I chose the view of gender and how Whitman sets it apart or functioning
together. He talks about how everyone is an individual, and then develops lines
that are very prejudice and stereotypical. He wants the world to know what is
going on in this era. It is kind of like he introduces these tough subject under
the table. Writers were not able to do what Whitman could do with tough
subjects, but he was the founder of bending the rules
Selections Chosen:
Poem: “There was a Child went Forth”
“Song of Myself”
2866 (85)
2867 (98-100)
2877 (372-373)
2878 (401-402)
2879 (426)
2882 (501 & 510)
2883 (519)
2913 (1314-1315)
Questions:
Walt Whitman states on page
2913 (1314-1315) I contradict myself, do you feel that Whitman does indeed
contradict himself? And Why?
What do you feel is the
Main Theme to these two poems?
Do you think these poems
intertwine with each other?
Walt
Whitman (1819–1892
Untitled in the first edition,
called "Poem of The Child That Went Forth
Always Goes Forth, Forever and
Forever" in 1856,
Grouped in the "Leaves of
Grass" cluster in 1860 and 1867
Called by Whitman "the most
innocent thing I ever did" (found online)
The
emergent self" (27-28) INDIVIDUALITY/INFLUENCED BY ENVIRONMENT, BUT TAKES
PORTIONS AND OWN BELIEFS TO MAKE OWN IDENTITY
Each sensation becomes "part
of" the child (a phrase repeated six times)
"Became part of" the
child and the closing line's recaps the same idea, metaphorically-charged images
or sounds that the child absorbs interlinked patterns of space, colors, passing
time, and social scene
The poem illustrates al formula for
educating child by cultivating its powers of observing all surroundings.
Became "part of him"
signals his growing powers of cognition. Developing of cognitive
The poem's second half tests the
child's cognitive powers
Child’s parents "became part
of him."
His questionings are not resolved,
but his departure from home, through the bustling city, begins to question
upbringing, questions divinity:
Views
of sunset a sort of Gothic feeling 30-35
Separation
of Gender (OBJECTIVE 3- LINES 21- 24)
'Song
of Myself' [1855]
In the 1855 edition of Leaves of
Grass, "Song of Myself" came first in the series of twelve
untitled poems
Dominating the volume not only by
its sheer bulk
Brilliant
display of Whitman's themes.

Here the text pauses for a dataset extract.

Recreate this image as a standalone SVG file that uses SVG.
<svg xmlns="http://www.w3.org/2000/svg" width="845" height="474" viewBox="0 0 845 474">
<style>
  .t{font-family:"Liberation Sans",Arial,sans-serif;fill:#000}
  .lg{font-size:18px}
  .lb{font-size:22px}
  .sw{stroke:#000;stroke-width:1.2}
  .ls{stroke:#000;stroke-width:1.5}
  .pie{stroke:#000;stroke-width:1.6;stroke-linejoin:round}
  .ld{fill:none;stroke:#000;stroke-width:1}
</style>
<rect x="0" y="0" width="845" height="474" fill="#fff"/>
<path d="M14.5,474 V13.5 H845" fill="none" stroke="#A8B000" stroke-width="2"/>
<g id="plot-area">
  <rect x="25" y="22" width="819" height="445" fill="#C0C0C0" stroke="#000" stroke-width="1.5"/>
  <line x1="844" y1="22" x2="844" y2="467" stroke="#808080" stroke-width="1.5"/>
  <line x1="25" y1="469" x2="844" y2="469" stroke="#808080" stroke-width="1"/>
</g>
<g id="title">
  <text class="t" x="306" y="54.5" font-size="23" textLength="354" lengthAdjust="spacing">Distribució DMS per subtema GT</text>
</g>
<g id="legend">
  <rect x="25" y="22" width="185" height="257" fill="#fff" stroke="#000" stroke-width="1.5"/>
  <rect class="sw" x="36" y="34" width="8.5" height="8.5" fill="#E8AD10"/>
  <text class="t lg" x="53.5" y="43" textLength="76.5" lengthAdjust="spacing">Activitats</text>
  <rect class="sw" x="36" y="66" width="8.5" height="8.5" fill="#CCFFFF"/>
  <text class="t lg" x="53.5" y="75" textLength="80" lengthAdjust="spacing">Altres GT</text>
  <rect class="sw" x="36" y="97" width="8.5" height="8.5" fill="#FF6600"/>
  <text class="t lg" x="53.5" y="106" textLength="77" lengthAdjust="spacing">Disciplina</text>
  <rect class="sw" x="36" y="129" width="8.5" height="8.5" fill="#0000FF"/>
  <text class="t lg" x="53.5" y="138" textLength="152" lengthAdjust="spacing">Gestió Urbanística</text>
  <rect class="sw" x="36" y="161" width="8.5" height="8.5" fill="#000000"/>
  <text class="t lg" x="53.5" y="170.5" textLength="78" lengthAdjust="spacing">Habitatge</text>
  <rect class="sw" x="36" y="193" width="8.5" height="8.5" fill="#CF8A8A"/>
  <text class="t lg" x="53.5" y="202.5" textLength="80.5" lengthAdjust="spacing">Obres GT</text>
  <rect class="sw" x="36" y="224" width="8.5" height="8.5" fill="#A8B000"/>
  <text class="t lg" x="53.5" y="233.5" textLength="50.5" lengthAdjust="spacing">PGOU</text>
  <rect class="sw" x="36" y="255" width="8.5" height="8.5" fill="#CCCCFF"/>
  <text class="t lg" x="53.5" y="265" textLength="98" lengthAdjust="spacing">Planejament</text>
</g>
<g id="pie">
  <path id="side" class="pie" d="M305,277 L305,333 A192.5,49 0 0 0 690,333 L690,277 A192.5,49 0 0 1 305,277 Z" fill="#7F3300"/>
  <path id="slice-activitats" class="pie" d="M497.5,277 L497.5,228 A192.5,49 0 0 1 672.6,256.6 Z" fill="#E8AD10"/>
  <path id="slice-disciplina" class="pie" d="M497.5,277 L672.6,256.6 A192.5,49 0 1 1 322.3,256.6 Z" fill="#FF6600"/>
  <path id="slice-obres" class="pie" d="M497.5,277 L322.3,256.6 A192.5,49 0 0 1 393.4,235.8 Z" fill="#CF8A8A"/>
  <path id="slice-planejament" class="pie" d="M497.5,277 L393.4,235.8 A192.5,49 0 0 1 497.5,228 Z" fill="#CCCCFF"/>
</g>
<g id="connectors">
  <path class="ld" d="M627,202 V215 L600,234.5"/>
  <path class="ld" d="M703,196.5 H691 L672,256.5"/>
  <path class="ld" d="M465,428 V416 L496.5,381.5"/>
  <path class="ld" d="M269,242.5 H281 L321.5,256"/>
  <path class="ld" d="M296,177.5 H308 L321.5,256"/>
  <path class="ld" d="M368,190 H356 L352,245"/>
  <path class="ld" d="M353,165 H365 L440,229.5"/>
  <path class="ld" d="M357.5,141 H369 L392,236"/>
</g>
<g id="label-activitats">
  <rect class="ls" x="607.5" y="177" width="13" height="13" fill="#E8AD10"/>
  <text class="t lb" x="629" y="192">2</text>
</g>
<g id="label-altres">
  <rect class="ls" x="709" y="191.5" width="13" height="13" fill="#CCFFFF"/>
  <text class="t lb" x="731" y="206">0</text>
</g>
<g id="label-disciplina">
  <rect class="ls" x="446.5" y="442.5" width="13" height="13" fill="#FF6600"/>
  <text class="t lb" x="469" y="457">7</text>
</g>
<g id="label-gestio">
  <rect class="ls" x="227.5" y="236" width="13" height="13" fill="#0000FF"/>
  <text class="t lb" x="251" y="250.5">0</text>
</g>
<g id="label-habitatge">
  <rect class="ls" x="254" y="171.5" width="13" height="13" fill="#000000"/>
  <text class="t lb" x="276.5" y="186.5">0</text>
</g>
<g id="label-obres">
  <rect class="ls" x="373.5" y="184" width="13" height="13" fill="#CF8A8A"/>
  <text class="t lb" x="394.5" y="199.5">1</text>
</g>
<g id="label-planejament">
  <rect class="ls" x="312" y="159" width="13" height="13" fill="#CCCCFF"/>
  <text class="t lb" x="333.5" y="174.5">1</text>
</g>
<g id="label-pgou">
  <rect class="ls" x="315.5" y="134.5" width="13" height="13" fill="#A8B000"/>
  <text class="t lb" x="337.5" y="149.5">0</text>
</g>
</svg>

Individuality, Equality PARADOX
Whitman gave it its first title,
"Poem of Walt Whitman, an American,"
Shortened to "Walt
Whitman" in the third edition of 1860.
Discussion
notes:
The contradiction in Whitman's poetry is a way of
including everything-all walks of life, all the
aspects of life that Whitman is interested in.

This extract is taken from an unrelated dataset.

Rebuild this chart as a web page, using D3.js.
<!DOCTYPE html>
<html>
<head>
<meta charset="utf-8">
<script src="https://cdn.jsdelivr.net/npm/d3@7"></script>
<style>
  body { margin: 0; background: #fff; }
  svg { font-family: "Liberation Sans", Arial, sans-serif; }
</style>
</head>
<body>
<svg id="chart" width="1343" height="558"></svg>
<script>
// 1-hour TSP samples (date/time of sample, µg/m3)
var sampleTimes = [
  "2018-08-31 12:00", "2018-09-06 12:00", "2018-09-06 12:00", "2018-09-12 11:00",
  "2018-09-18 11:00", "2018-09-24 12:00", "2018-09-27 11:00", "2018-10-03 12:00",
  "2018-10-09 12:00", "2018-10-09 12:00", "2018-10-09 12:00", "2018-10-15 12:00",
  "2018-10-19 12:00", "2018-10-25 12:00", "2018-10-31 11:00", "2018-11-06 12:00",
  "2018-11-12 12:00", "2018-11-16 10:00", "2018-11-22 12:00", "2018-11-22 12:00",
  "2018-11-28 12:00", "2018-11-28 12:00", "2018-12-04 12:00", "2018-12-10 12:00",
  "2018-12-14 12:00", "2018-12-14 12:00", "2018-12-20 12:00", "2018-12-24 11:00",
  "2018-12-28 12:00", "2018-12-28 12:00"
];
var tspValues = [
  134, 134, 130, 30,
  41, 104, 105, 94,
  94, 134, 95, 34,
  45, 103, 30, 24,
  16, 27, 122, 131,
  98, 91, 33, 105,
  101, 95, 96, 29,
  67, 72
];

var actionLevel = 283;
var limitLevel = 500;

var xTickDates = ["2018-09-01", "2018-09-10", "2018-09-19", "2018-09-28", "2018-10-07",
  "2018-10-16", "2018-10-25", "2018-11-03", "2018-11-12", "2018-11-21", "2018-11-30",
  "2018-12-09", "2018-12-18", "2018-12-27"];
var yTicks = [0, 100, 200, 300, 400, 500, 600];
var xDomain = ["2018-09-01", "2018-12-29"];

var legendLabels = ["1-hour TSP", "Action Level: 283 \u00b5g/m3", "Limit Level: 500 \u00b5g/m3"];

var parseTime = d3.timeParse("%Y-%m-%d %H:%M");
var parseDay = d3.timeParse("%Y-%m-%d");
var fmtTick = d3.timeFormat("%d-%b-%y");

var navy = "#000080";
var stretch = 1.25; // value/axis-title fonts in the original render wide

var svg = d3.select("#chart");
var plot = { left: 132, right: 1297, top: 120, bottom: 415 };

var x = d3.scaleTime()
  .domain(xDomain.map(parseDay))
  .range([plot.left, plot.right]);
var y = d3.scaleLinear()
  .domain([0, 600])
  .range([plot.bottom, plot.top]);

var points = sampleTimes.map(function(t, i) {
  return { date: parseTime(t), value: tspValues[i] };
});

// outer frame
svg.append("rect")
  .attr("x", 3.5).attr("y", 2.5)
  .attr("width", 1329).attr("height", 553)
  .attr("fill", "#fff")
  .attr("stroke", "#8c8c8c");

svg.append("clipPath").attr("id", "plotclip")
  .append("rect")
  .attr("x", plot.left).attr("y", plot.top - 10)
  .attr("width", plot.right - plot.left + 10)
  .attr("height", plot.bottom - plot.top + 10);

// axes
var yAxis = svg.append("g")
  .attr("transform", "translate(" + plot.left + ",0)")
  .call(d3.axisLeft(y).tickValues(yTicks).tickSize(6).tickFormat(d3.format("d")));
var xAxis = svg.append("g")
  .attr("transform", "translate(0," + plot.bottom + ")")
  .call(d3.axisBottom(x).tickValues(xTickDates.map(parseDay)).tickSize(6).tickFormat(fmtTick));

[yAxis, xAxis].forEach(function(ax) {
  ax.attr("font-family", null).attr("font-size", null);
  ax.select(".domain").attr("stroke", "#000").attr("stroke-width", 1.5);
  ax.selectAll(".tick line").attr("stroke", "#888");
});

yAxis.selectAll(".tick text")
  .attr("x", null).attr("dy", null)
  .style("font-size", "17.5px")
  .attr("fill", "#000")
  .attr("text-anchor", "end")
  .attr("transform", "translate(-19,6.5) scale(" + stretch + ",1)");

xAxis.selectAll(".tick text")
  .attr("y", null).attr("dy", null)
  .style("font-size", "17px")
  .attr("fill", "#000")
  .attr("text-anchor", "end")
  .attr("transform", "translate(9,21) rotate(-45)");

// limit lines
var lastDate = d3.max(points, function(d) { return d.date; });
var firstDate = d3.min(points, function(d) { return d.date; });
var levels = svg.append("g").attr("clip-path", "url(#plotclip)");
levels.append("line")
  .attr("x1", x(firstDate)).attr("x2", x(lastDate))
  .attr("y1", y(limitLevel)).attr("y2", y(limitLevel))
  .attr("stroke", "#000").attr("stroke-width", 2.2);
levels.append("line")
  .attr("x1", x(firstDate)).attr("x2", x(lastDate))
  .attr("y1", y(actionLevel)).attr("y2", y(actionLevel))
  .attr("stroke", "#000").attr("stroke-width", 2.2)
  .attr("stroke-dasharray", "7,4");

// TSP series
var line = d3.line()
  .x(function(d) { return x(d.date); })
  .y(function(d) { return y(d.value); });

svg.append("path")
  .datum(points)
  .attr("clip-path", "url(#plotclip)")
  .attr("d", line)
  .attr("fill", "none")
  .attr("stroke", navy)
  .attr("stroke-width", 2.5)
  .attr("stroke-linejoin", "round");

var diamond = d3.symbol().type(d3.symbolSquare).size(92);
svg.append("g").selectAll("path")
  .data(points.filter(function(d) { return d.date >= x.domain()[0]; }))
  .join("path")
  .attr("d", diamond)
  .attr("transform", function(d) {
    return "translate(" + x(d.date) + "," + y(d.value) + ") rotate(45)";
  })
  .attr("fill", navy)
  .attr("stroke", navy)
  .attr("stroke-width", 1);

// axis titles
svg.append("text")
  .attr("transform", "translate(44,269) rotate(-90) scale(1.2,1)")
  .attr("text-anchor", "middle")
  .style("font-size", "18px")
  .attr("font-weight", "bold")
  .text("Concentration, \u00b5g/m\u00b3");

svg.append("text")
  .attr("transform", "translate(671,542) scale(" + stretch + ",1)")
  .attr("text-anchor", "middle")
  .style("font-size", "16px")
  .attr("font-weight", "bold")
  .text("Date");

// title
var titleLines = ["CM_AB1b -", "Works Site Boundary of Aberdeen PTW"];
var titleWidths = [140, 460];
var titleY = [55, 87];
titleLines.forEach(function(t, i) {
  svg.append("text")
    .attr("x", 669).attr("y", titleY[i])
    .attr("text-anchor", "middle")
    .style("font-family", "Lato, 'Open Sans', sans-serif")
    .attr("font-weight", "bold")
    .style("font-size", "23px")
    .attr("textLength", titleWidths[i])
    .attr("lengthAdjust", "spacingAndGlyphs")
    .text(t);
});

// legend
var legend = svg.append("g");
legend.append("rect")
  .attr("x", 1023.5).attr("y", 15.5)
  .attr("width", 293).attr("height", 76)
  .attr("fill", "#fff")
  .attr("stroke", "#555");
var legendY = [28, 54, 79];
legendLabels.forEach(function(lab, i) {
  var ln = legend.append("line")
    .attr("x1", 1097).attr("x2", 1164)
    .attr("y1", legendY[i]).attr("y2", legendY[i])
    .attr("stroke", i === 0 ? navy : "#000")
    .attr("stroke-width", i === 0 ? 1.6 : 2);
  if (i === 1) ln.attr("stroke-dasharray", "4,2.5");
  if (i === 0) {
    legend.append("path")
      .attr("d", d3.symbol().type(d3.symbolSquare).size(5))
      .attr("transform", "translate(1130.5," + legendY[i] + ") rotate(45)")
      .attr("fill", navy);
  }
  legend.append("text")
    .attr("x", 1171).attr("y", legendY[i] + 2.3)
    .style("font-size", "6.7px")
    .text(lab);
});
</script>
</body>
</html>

He is also expressing his opinions, and he is pointing out
all the differences in the way Americans are, but he
is also saying that he is like all these different
people.
In some ways Whitman is insisting on equality
and that we need to accept each other’s differences.

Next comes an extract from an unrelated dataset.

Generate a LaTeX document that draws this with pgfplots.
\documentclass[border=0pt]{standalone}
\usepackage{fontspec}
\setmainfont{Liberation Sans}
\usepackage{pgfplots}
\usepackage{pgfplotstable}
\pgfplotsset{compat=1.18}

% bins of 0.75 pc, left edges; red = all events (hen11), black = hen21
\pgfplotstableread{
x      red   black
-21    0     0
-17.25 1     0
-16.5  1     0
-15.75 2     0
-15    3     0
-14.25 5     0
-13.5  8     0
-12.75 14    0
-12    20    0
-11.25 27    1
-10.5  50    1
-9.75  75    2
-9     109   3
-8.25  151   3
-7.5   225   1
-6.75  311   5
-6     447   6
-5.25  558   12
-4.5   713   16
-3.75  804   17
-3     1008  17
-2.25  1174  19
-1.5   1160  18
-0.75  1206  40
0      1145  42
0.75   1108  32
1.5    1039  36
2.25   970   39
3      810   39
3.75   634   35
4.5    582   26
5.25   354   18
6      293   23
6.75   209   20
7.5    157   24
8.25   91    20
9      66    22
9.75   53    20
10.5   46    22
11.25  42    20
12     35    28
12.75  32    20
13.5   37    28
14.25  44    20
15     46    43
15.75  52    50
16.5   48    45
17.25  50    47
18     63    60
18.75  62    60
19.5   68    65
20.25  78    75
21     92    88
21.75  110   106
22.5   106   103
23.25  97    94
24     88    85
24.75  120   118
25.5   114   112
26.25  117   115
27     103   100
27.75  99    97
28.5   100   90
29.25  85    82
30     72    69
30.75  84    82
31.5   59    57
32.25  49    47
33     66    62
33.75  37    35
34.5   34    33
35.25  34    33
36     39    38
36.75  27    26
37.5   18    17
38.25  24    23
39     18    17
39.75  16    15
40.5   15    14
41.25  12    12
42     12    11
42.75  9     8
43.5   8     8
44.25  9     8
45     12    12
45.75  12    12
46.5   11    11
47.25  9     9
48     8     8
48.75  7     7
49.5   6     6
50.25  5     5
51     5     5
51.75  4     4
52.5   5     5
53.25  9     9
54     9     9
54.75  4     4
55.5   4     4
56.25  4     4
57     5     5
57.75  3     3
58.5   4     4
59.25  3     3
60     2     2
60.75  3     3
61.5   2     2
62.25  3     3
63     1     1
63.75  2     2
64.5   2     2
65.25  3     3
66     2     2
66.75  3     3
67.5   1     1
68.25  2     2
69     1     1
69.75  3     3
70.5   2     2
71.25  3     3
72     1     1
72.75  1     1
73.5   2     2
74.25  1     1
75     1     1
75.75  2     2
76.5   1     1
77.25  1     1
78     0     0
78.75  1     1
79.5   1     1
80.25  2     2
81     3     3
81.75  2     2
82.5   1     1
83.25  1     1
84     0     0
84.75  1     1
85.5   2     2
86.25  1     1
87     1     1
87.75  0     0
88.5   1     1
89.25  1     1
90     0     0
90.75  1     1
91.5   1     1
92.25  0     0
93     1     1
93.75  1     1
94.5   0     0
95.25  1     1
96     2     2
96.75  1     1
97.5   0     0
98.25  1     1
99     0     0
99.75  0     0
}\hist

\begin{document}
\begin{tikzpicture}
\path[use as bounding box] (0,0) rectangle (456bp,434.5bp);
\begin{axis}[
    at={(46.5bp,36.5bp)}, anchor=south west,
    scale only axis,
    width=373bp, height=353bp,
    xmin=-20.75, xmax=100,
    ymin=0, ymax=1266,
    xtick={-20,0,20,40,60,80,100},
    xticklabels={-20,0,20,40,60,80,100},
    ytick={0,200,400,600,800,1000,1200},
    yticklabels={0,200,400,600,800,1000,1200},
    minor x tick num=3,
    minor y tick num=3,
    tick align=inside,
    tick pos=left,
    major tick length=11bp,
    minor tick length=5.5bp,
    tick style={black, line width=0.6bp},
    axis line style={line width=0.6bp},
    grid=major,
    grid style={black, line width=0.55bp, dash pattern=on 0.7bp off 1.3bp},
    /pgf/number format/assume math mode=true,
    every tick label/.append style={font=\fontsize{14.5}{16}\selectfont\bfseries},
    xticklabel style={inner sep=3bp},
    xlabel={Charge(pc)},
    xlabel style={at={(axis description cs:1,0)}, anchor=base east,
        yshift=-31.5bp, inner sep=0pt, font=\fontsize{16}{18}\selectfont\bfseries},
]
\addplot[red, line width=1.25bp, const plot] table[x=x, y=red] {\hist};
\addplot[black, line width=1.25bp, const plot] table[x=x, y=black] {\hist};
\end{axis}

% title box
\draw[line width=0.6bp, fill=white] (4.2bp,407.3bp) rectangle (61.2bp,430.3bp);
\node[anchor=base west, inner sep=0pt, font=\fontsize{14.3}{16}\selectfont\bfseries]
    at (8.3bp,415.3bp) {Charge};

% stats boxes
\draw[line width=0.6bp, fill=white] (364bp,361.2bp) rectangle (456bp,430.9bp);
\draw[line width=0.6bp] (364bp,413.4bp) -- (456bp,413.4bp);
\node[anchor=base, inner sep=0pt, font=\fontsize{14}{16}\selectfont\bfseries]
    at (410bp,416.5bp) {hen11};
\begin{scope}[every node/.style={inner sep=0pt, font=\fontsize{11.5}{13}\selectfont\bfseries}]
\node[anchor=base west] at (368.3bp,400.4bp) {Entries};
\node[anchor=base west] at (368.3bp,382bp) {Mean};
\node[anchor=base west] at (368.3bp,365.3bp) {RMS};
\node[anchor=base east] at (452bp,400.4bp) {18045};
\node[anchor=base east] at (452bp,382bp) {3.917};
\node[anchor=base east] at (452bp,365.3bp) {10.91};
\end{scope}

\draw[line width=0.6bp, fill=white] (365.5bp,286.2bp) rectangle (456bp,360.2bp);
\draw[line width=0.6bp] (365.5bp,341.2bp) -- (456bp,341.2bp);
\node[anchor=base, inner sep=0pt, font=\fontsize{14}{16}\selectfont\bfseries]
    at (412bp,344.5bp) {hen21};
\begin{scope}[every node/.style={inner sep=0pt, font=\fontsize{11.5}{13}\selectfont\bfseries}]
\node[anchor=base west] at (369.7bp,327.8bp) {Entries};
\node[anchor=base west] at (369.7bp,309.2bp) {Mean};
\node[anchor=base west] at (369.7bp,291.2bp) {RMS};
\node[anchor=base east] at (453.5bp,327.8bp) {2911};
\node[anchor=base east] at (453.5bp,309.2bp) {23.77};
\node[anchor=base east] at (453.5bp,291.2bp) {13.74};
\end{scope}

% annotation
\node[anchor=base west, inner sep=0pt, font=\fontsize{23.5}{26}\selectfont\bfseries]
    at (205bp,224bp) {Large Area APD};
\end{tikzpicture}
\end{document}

In showing all that ways that he was contradicting
himself, he was trying to get people to understand who
he was as a very complex person. In some ways he was
"coming out" to the public.
If you
cannot accept people’s contradictions or differences then you are not
very accepting.
Somebody
said that Whitman was pointing out that you are what you are around and that
you learn what you live.
Whitman is personifying the self and is creating a poetic
character. He is also
saying that you need to love yourself first before you can love other people.
He wants people to accept themselves and accept others.
He was
showing people the world that he moved through.
Whitman writes about death like Dickinson and teaches us how
to accept it.
He says that we have got to experience all of life because it is finite and
death is part of life. On
page 2913 Whitman is saying that he when he dies he
wants to become part of the grass that he loves.
The poem
"Song of Myself" is all about cycles and the
circle of life.
Whitman is interested in the perennial problem of self and how
it connects to the
world.
Whitman
asks are we a nation of individuals but also equal to each other.
He is
dealing with the contradictions that are inherent in America's ideals.
In pages 2894-95 he is talking about the Alamo, which
is unique to America.
He
makes a reference to a hounded slave and then he says that he is the hounded
slave. He is talking about a great diversity of experiences.